§ PROVIDED ENTRIES:
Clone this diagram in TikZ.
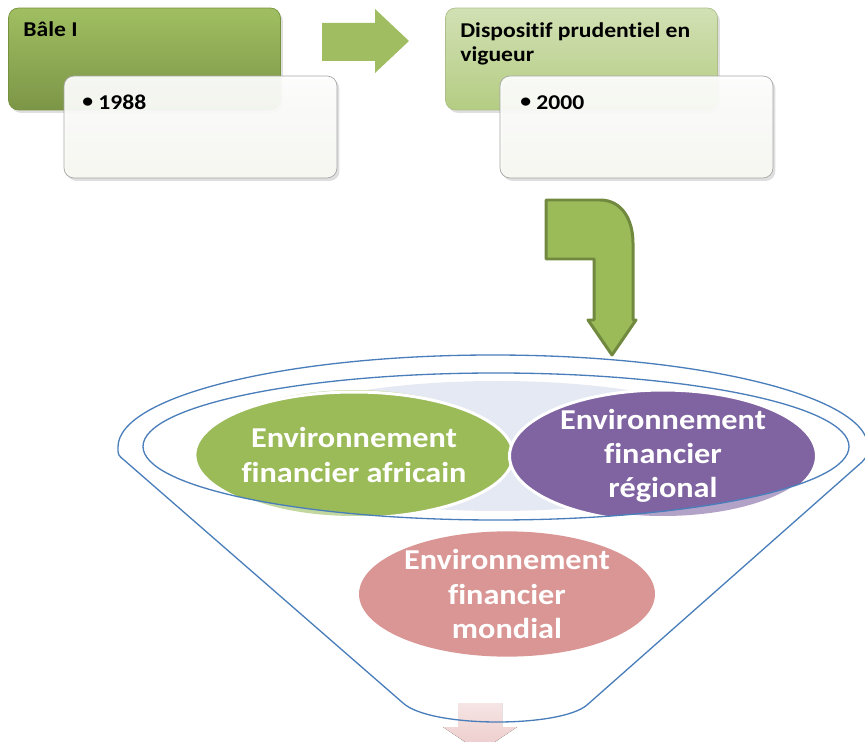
\documentclass[tikz,border=0pt]{standalone}
\usepackage{fontspec}
\setmainfont{Carlito}[FakeStretch=1.12,Ligatures={TeX,NoCommon}]
\usetikzlibrary{shapes.geometric,shadows}
\definecolor{blgreen}{HTML}{9BBB59}
\definecolor{bldark}{HTML}{76923C}
\definecolor{bledge}{HTML}{71893F}
\definecolor{blpale}{HTML}{C2D79E}
\definecolor{blpurple}{HTML}{8064A2}
\definecolor{blpurpale}{HTML}{B3A2C7}
\definecolor{blpink}{HTML}{D99694}
\definecolor{blmist}{HTML}{E4E9F3}
\definecolor{blline}{HTML}{4A7EBB}
\newcommand{\blbullet}{{\fontsize{11}{11}\selectfont\raisebox{1.2pt}{•}}\ }
\begin{document}
\begin{tikzpicture}[x=0.02cm,y=-0.02cm]
        \tikzset{
        bl box/.style={rectangle,rounded corners=0.2cm,minimum width=5.44cm,minimum height=2.04cm,inner sep=0,
          drop shadow={opacity=0.25,shadow xshift=0.05cm,shadow yshift=-0.06cm}},
        date box/.style={bl box,minimum width=5.46cm,draw=black!35,top color=white,bottom color=blgreen!8,fill opacity=0.92},
        box text/.style={anchor=base west,inner sep=0,align=left,font=\bfseries\fontsize{12}{14.2}\selectfont},
        env ell/.style={ellipse,inner sep=0,minimum width=6.12cm,minimum height=2.52cm,align=center,text=white,
          font=\bfseries\fontsize{16.4}{19.4}\selectfont},
        funnel line/.style={draw=blline,line width=0.75pt}
        }
        \useasboundingbox (0,0) rectangle (865,742);

        \node[bl box,draw=bldark,top color=blgreen!95!white,bottom color=blgreen!80!black] (1) at (144.5,59) {};
        \node[date box] (2) at (200.5,127) {};
        \node[bl box,draw=bldark!60,top color=blgreen!45!white,bottom color=blgreen!75!white] (3) at (581.5,59) {};
        \node[date box] (4) at (636.5,127) {};
        \node[box text] (t1) at (23,37) {Bâle I};
        \node[box text] (t2) at (82,110) {\blbullet 1988};
        \node[box text] (t3) at (460,62) {Dispositif prudentiel en\\vigueur};
        \node[box text] (t4) at (520,110) {\blbullet 2000};

        \fill[blgreen!95!white] (322,23) -- (375,23) -- (375,9) -- (409,41) -- (375,73) -- (375,61) -- (322,61) -- cycle;
        \draw[fill=blgreen,draw=bledge,line width=1.7pt,line join=round]
          (546,200) -- (600,200) .. controls (622,200) and (633,220) .. (633,243) -- (633,320) -- (636,320)
          -- (612,355) -- (588,320) -- (594,320) -- (594,259) -- (546,259) -- cycle;

        \fill[blmist] (497,446) ellipse[x radius=258,y radius=65];
        \fill[blpale] (354,453) ellipse[x radius=152,y radius=63];
        \fill[blpurpale] (663,453) ellipse[x radius=153,y radius=63];
        \begin{scope}
          \clip (496,446.5) ellipse[x radius=353,y radius=73.5];
          \node[env ell,fill=blgreen,draw=white,line width=1.7pt] (afr) at (354,455) {Environnement\\financier africain};
          \node[env ell,fill=blpurple,draw=white,line width=1.7pt,minimum width=6.14cm] (reg) at (663,456) {Environnement\\financier\\régional};
        \end{scope}
        \node[env ell,fill=blpink,minimum width=5.92cm,minimum height=2.48cm] (mond) at (507,594) {Environnement\\financier\\mondial};

        \fill[top color=blpink!25!white,bottom color=blpink!50!white]
          (458,703) -- (502,703) -- (502,727) -- (517,727) -- (480,752) -- (443,727) -- (458,727) -- cycle;
        \path[funnel line] (496,446.5) ellipse[x radius=353,y radius=73.5];
        \path[funnel line] (587,705) .. controls (560,728) and (430,728) .. (403,703) -- (124,460)
          .. controls (118,455) .. (118,447) arc[start angle=180,end angle=360,x radius=375,y radius=92]
          .. controls (868,455) .. (862,462) -- cycle;
    \end{tikzpicture}
\end{document}
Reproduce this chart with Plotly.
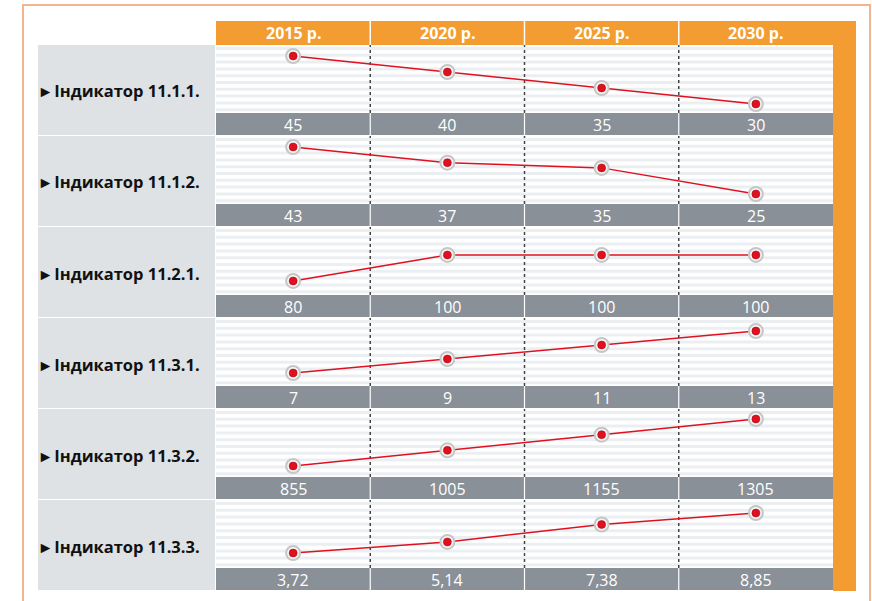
import plotly.graph_objects as go

# ---- data ----
years = ["2015 р.", "2020 р.", "2025 р.", "2030 р."]
indicators = ["Індикатор 11.1.1.", "Індикатор 11.1.2.", "Індикатор 11.2.1.",
              "Індикатор 11.3.1.", "Індикатор 11.3.2.", "Індикатор 11.3.3."]
ind_11_1_1 = [45, 40, 35, 30]
ind_11_1_2 = [43, 37, 35, 25]
ind_11_2_1 = [80, 100, 100, 100]
ind_11_3_1 = [7, 9, 11, 13]
ind_11_3_2 = [855, 1005, 1155, 1305]
ind_11_3_3 = [3.72, 5.14, 7.38, 8.85]
series = [ind_11_1_1, ind_11_1_2, ind_11_2_1, ind_11_3_1, ind_11_3_2, ind_11_3_3]
decimals = [0, 0, 0, 0, 0, 2]

# ---- styling / layout (pixels of the final page) ----
W, H = 872, 601
OFF = 0
y_ranges = [[27.19, 48.44], [21.17, 47.21], [69.2, 121.5],
            [5.14, 14.86], [749.7, 1400.7], [1.80, 10.52]]
X0, X1 = 216, 833          # plot columns
LBL0 = 38
ROW0, ROWSTEP, PLOTH, BARH = 45, 91, 68, 22
ORANGE = "#F39C31"
GREYBAR = "#8A9098"
LBLBG = "#DFE2E5"
STRIPE = "#ECEFF1"
RED = "#E0101E"
FONT = "Open Sans"

def px(x):
    return (x - OFF) / W

def py(y):
    return 1 - (y - OFF) / H

col_w = (X1 - X0) / 4
bounds = [X0 + col_w * i for i in range(5)]

shapes = []
annotations = []

# outer frame
shapes.append(dict(type="rect", xref="paper", yref="paper", x0=px(23), x1=px(870),
                   y0=py(640), y1=py(5), line=dict(color="#F5B48E", width=2),
                   fillcolor="rgba(0,0,0,0)", layer="below"))
# header + right strip
shapes.append(dict(type="rect", xref="paper", yref="paper", x0=px(X0), x1=px(856),
                   y0=py(45), y1=py(21), fillcolor=ORANGE, line_width=0, layer="below"))
shapes.append(dict(type="rect", xref="paper", yref="paper", x0=px(X1), x1=px(856),
                   y0=py(591), y1=py(21), fillcolor=ORANGE, line_width=0, layer="below"))
for b in bounds[1:4]:
    shapes.append(dict(type="line", xref="paper", yref="paper", x0=px(b), x1=px(b),
                       y0=py(45), y1=py(21), line=dict(color="white", width=1.5)))
for i, yl in enumerate(years):
    annotations.append(dict(xref="paper", yref="paper", x=px((bounds[i] + bounds[i + 1]) / 2),
                            y=py(33), text="<b>" + yl + "</b>", showarrow=False,
                            font=dict(family=FONT, size=16, color="white"),
                            xanchor="center", yanchor="middle"))

fig = go.Figure()
layout_axes = {}
for r, vals in enumerate(series):
    t = ROW0 + ROWSTEP * r
    # label box
    shapes.append(dict(type="rect", xref="paper", yref="paper", x0=px(LBL0), x1=px(X0 - 1),
                       y0=py(t + PLOTH + BARH), y1=py(t), fillcolor=LBLBG, line_width=0,
                       layer="below"))
    annotations.append(dict(xref="paper", yref="paper", x=px(38), y=py(t + 46),
                            text="<b>▸ " + indicators[r] + "</b>", showarrow=False,
                            font=dict(family=FONT, size=16.5, color="#111"),
                            xanchor="left", yanchor="middle"))
    # stripes
    for k in range(10):
        ys = t + 2 + k * 6.8
        shapes.append(dict(type="rect", xref="paper", yref="paper", x0=px(X0), x1=px(X1),
                           y0=py(ys + 3), y1=py(ys), fillcolor=STRIPE, line_width=0,
                           layer="below"))
    # dotted column separators
    for b in bounds[1:4]:
        shapes.append(dict(type="line", xref="paper", yref="paper", x0=px(b), x1=px(b),
                           y0=py(t + PLOTH), y1=py(t), layer="below",
                           line=dict(color="#444", width=1.5, dash="dot")))
    # value bar
    shapes.append(dict(type="rect", xref="paper", yref="paper", x0=px(X0), x1=px(X1),
                       y0=py(t + PLOTH + BARH), y1=py(t + PLOTH), fillcolor=GREYBAR,
                       line_width=0, layer="below"))
    for b in bounds[1:4]:
        shapes.append(dict(type="line", xref="paper", yref="paper", x0=px(b), x1=px(b),
                           y0=py(t + PLOTH + BARH), y1=py(t + PLOTH),
                           line=dict(color="white", width=1.2)))
    for i, v in enumerate(vals):
        txt = f"{v:.{decimals[r]}f}".replace(".", ",")
        annotations.append(dict(xref="paper", yref="paper",
                                x=px((bounds[i] + bounds[i + 1]) / 2),
                                y=py(t + PLOTH + BARH / 2 + 1), text=txt, showarrow=False,
                                font=dict(family=FONT, size=16, color="white"),
                                xanchor="center", yanchor="middle"))

    n = "" if r == 0 else str(r + 1)
    xa, ya = "x" + n, "y" + n
    fig.add_trace(go.Scatter(x=years, y=vals, xaxis=xa, yaxis=ya, mode="lines",
                             line=dict(color=RED, width=1.5), hoverinfo="skip",
                             showlegend=False))
    fig.add_trace(go.Scatter(x=years, y=vals, xaxis=xa, yaxis=ya, mode="markers",
                             marker=dict(size=14, color="rgba(245,245,245,0.95)",
                                         line=dict(color="#C6C6C6", width=2)),
                             hoverinfo="skip", showlegend=False))
    fig.add_trace(go.Scatter(x=years, y=vals, xaxis=xa, yaxis=ya, mode="markers",
                             marker=dict(size=8, color=RED,
                                         line=dict(color="#A00010", width=0.5)),
                             showlegend=False))
    layout_axes["xaxis" + n] = dict(domain=[px(X0), px(X1)], range=[-0.5, 3.5],
                                    visible=False, fixedrange=True,
                                    anchor=ya, type="category")
    layout_axes["yaxis" + n] = dict(domain=[py(t + PLOTH), py(t)], range=y_ranges[r],
                                    visible=False, fixedrange=True, anchor=xa)

fig.update_layout(width=W, height=H, margin=dict(l=0, r=0, t=0, b=0),
                  paper_bgcolor="white", plot_bgcolor="rgba(0,0,0,0)",
                  shapes=shapes, annotations=annotations, **layout_axes)
fig.write_html("out.html", config={"displayModeBar": False},
               post_script="document.body.style.margin='0';"
                           "document.body.style.overflow='hidden';")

§ DESCRIPTION OF THE TASK: Tally every line of the data that holds the word "this" and write the count alone.

§ CORRECT RESPONSE: 2